When the field has been drilled and begins to produce, the company workers tend to pump the oil and maintain the production operation. Hence company workers represent the more stable element while the contractors represent those stereotypical transient oilfield hands. Perhaps the company side of that dichotomy is most distinctly illustrated by the growing numbers of geologists, petroleum engineers, and other university trained professionals oil companies have hired as the depth and complexity of drilling and producing modern wells have grown. Although there is much blurring of those social lines in general they hold true.
The social divide between company people and contractors first began to be apparent as early as the 1920s in the area of housing. From the beginning the companies were intent upon hiring and retaining solid stable family-oriented workers upon whom they could depend. In order to do that they began to offer good housing to employees at little or no cost in the areas where the booms were operating at full blast.
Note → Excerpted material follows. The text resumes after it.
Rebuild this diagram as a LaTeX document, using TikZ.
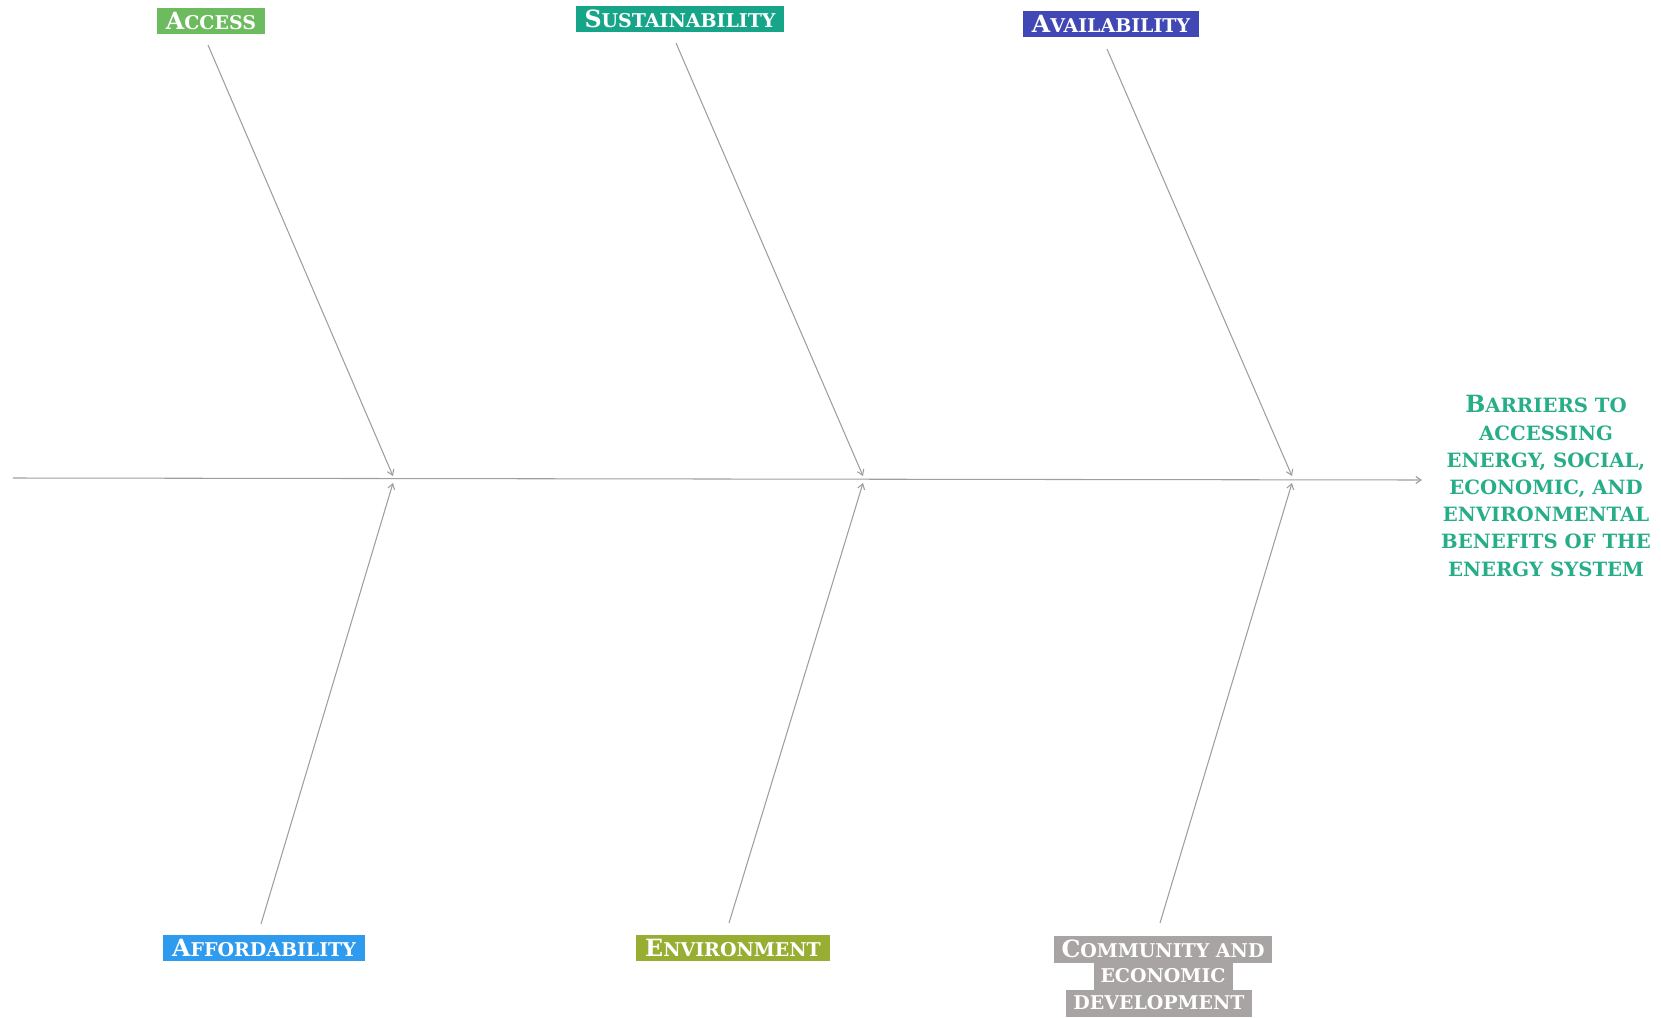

The development of the oil camp system in West Texas that lasted from the 1920s to the 1960s is a good example. Additionally, by the 1930s, oil companies also began to develop major safety programs along with insurance and retirement plans for their workers. All that provided a degree of financial stability which essentially placed the company people above the chaos surrounding boom town life.
Meanwhile, contract workers were left to pretty much fend for themselves in the stereotypical primitive living conditions of the boom towns of the day. Those contract companies were also faced with the problem of developing a reliable family oriented type of work force. In their case it was much more difficult given the travails of the boom and bust nature of their work, which forced workers to live in shacks, tents, and other primitive housing situations. Two things that developed in the immediate post WWII period changed those conditions considerably. The first was the large scale introduction of trailer houses, which allowed workers to move with the booms and take their families with them in relative comfort. The second was the improvement in paved roads and better automobiles that allowed workers to live in some centrally located place and drive to work as much as a hundred miles distant. That essentially killed the development of the old time shack towns engendered by booms.
Despite the move toward a more stable and settled lifestyle for the hands, that traditional oil patch culture still thrives. Perhaps it is because an oil boom is still the perfect place for a young person with a limited education but a willingness to work to earn a good living. The example of the recent Bakken shale boom in North Dakota and the Marcellus shale boom in Pennsylvania amply illustrates that. If you compare the stories from the small town newspapers from those areas in recent years to the small town Texas newspaper stories of the 1920s there is hardly any difference: the area is overrun by oilfield trash, all the young people have left for higher paying oilfield jobs, and local morality has gone to hell in a handbasket. By the same token that hard core group of oilfield hands brought in to run things would probably tell you that everything is turning to the right and this latest bunch of boll weevils are learning fast.